If you’re using one of these models, it’s highly recommended that you replace your NAS system with one that’s still receiving patches from the manufacturer. If that isn’t possible right now, Netsecfish suggests restricting access to your NAS settings menu/interface to only trusted IP addresses. You could also isolate your NAS from the public internet to ensure that only authorized users can interact with it.
Emphasis mine, regardless of this incident, even with a brand new supported model, it shouldn’t be exposed to the internet. Half the reason these security issues are such a big deal is because manufacturers wanted to make things simple and designed it to sit on the open internet, so they wouldn’t have to deal with support requests. Now their customers are exposed because of poor recommendations and the lack of updates.
Still though, Dynamic DNS points to an external IP address, which you’d have your NAS exposed on a public port. This is the flaw in the design which allows remote execution of this exploit.
If you need remote access to the NAS, it should not be publicly exposed and should require a VPN to access. That way if there is an issue or misconfiguration, everyone on the internet can’t exploit it easily.
Emphasis mine, regardless of this incident, even with a brand new supported model, it shouldn’t be exposed to the internet. Half the reason these security issues are such a big deal is because manufacturers wanted to make things simple and designed it to sit on the open internet, so they wouldn’t have to deal with support requests.
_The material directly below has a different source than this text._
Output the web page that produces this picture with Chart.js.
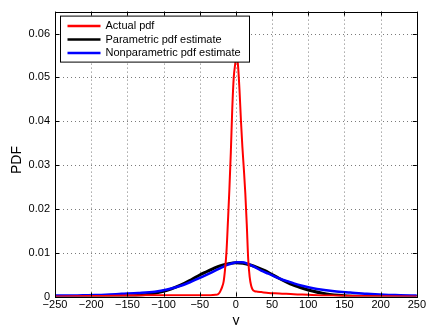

Now their customers are exposed because of poor recommendations and the lack of updates.
Exactly!
If you need external access, use an external access infrastructure that’s designed for that purpose, with controls and monitoring.
who the fuck even still has an exposed IPv4 address anyway, those are fucking expensive since we ran out. I couldn’t expose my network if I tried.
Its free, so why the fuck not? Why the hassle with ddns, wich funnily enough is also free with my hoster/registra
Dynamic DNS has solved that for 20+ years. Just need a domain name, and a utility to update the IP when it changes.
That said, my IP hasn’t changed in over 5 years now.
Dynamic DNS is useless if you’re on CGNAT.
Still though, Dynamic DNS points to an external IP address, which you’d have your NAS exposed on a public port. This is the flaw in the design which allows remote execution of this exploit.
If you need remote access to the NAS, it should not be publicly exposed and should require a VPN to access. That way if there is an issue or misconfiguration, everyone on the internet can’t exploit it easily.